BEGIN Data records

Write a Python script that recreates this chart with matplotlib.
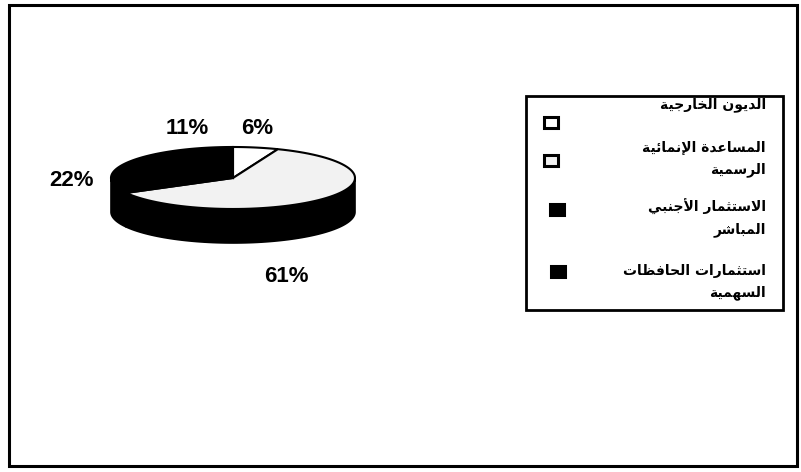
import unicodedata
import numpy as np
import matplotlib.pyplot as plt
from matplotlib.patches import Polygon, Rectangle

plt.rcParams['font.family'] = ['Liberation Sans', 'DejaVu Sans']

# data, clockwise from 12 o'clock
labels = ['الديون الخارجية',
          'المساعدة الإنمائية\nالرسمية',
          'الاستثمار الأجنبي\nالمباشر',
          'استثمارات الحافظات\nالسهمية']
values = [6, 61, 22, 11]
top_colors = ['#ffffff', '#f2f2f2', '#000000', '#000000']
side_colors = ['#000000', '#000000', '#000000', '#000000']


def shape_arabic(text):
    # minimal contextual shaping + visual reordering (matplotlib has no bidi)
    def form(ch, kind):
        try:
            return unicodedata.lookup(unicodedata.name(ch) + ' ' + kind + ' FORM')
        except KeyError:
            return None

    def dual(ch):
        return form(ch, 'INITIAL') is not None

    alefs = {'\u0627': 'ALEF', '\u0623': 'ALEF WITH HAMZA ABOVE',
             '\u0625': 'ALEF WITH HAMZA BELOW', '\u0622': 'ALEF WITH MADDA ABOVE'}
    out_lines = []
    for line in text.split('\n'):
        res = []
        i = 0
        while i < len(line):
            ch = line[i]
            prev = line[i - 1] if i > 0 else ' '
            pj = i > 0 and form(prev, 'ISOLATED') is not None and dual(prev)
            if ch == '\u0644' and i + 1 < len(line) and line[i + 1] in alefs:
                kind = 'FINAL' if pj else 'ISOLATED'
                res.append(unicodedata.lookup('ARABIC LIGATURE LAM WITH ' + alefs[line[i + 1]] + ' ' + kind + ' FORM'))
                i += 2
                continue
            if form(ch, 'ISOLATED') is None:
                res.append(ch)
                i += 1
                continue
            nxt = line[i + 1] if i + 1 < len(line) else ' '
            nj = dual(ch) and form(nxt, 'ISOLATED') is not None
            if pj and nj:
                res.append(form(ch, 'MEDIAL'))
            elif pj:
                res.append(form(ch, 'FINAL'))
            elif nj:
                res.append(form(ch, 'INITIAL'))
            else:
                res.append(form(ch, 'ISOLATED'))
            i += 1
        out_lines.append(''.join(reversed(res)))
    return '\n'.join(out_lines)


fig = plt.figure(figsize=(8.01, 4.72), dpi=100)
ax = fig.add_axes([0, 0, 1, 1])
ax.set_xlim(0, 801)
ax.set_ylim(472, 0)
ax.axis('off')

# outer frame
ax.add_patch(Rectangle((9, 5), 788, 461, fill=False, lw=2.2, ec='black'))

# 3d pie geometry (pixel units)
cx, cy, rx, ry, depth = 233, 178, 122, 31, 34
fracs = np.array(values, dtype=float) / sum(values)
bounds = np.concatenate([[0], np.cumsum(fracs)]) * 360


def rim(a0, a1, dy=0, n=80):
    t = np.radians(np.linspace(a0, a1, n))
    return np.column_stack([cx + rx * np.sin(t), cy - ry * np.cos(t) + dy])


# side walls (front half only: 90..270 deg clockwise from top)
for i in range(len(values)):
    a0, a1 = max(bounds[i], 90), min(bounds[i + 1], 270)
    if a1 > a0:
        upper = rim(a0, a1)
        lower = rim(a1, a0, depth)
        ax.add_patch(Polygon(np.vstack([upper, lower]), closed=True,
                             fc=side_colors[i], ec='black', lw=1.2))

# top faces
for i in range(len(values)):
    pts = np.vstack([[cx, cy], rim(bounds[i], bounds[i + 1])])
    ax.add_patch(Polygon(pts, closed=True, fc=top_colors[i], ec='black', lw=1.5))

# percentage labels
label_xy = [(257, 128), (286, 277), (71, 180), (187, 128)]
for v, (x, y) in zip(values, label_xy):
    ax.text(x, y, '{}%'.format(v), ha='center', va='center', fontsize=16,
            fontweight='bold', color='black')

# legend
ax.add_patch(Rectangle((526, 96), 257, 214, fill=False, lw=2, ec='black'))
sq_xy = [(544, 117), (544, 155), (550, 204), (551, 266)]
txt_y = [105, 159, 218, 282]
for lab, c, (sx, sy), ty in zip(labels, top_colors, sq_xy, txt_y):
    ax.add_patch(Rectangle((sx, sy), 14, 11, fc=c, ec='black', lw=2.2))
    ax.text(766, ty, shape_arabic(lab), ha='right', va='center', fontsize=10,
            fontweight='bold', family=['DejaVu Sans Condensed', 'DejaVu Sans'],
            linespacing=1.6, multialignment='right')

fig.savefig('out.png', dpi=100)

END Data records
BEGIN Data records

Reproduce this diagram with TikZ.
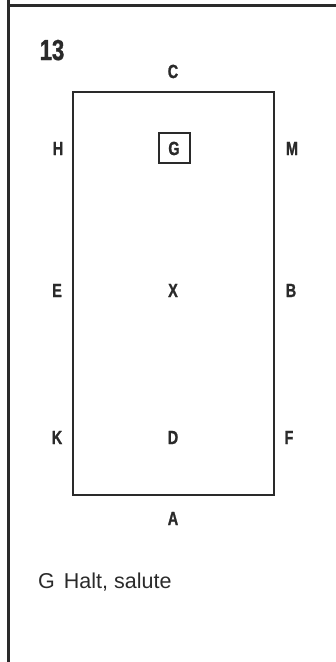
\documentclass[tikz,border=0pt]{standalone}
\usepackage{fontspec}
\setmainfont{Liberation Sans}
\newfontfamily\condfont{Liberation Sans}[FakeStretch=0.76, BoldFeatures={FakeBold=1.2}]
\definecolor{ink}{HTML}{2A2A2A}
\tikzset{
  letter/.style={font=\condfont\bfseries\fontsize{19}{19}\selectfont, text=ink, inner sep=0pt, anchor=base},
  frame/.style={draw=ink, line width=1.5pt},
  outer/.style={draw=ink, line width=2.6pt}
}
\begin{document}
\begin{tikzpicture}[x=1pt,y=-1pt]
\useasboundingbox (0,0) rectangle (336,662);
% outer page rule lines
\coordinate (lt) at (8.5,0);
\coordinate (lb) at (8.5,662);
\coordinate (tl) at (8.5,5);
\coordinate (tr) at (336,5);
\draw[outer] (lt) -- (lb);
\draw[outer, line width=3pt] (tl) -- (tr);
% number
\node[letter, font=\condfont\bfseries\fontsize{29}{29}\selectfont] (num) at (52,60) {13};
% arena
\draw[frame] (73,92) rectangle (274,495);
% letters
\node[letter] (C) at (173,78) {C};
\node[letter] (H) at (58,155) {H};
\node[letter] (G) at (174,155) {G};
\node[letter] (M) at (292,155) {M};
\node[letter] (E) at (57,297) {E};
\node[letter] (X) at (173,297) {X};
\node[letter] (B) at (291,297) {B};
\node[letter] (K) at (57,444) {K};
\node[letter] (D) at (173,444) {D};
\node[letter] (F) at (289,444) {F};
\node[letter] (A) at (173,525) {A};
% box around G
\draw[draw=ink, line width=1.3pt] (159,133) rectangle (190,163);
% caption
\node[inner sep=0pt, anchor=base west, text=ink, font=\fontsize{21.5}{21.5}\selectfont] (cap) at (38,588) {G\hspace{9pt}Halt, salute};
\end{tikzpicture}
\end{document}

END Data records

Directive => The copy should hold exactly the lines from the line with "Write a Python" to the line with "plt.rcParams['font.family'] = ['Liberation", both ends in, set down without any pictures and with nothing added.

Full answer =>
Write a Python script that recreates this chart with matplotlib.
import unicodedata
import numpy as np
import matplotlib.pyplot as plt
from matplotlib.patches import Polygon, Rectangle

plt.rcParams['font.family'] = ['Liberation Sans', 'DejaVu Sans']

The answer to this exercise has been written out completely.